The town had its share of racial animosity and division long before Arbery died. The neighborhood in which he was killed was almost exclusively white; statues of confederate soldiers stood, proud and gleaming, in Brunswick parks; elders in the community were still haunted by the bloody lynchings, attended by jeering white crowds, that once took place in the region. Change has taken place since then, torn-down statues and a Black mayor being proof of that, but it is slight and still marred by the horrific stain of Arbery’s death.


The owners of the empty house that Arbery was accused of robbing balk at moving in, horrified by the ghastly events of that February day; right across the street, a home is defiantly adorned with a “Don’t Tread On Me” flag, commonly flown by far-right extremists. The Brunswick judicial system is slowly being filled by Black officials, hopefully, to provide less corrupt, more representative service to Brunswick inhabitants; at the same time, Black folks in the region live in more severe poverty than their white neighbors by a large margin. In Brunswick, it seems that for every mind opened by Arbery’s death, for every slight uptick in terms of accountability and justice, there are people still entrenched in the historic racism of the community, disparities that seem impossible to overcome. And perhaps the most haunting consequence of the event: Arbery’s mother, Wanda Cooper-Jones, now lives with such profound grief that she can no longer bear to reside in the home that she and Arbery once shared, that he jogged away from that fateful morning.
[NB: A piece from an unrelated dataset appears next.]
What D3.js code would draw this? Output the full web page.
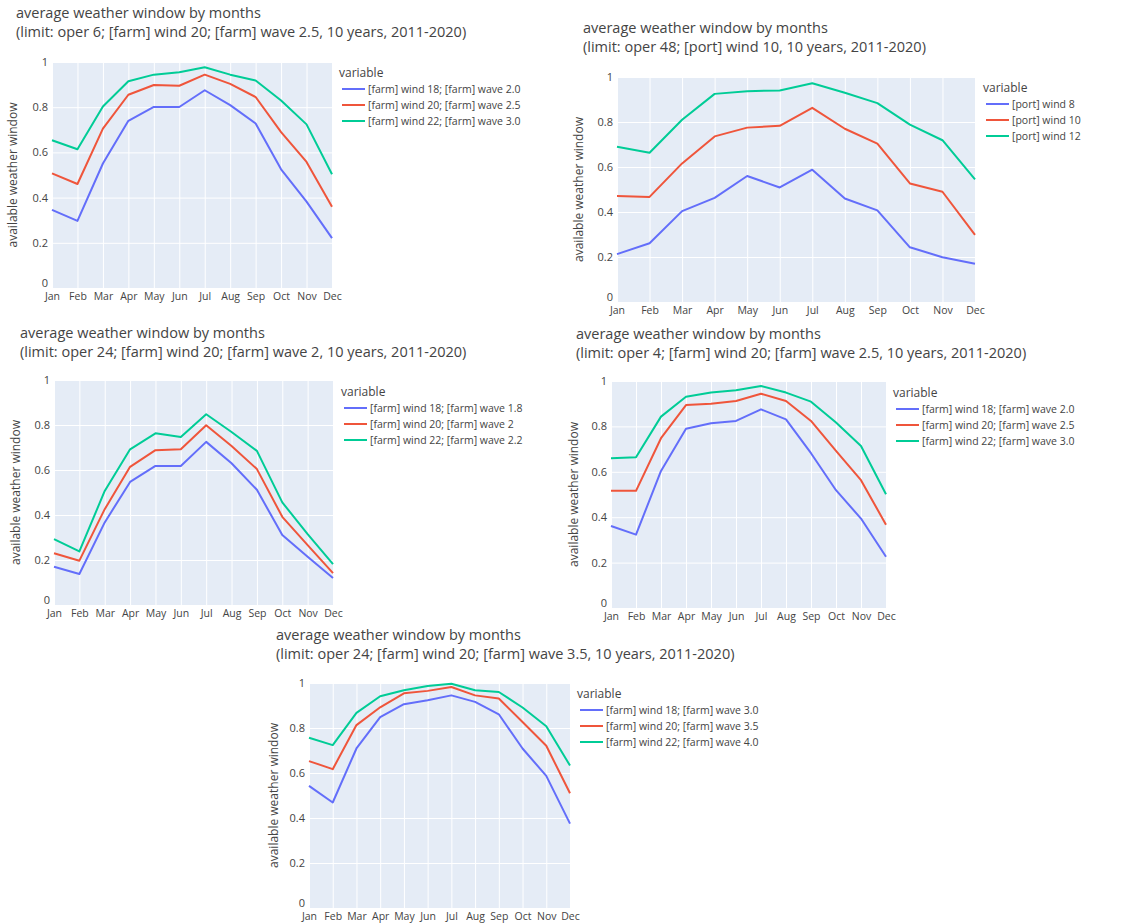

For many in the community, it is difficult to be too grateful for the repeal of the citizens’ arrest laws or the indictment of Jackie Johnson when the trade-off was an innocent Black man dying alone in the street. As Ms. Cooper-Jones said, “I think the state of Georgia is moving in the right direction…Unfortunately, I had to lose my son to get significant change.” The political and social landscape of Brunswick might be slowly shifting towards racial equity and advancement, but Ahmaud Arbery is never coming back—nor are the many Black people who, due to both systemic and interpersonal racism, are still dying every day.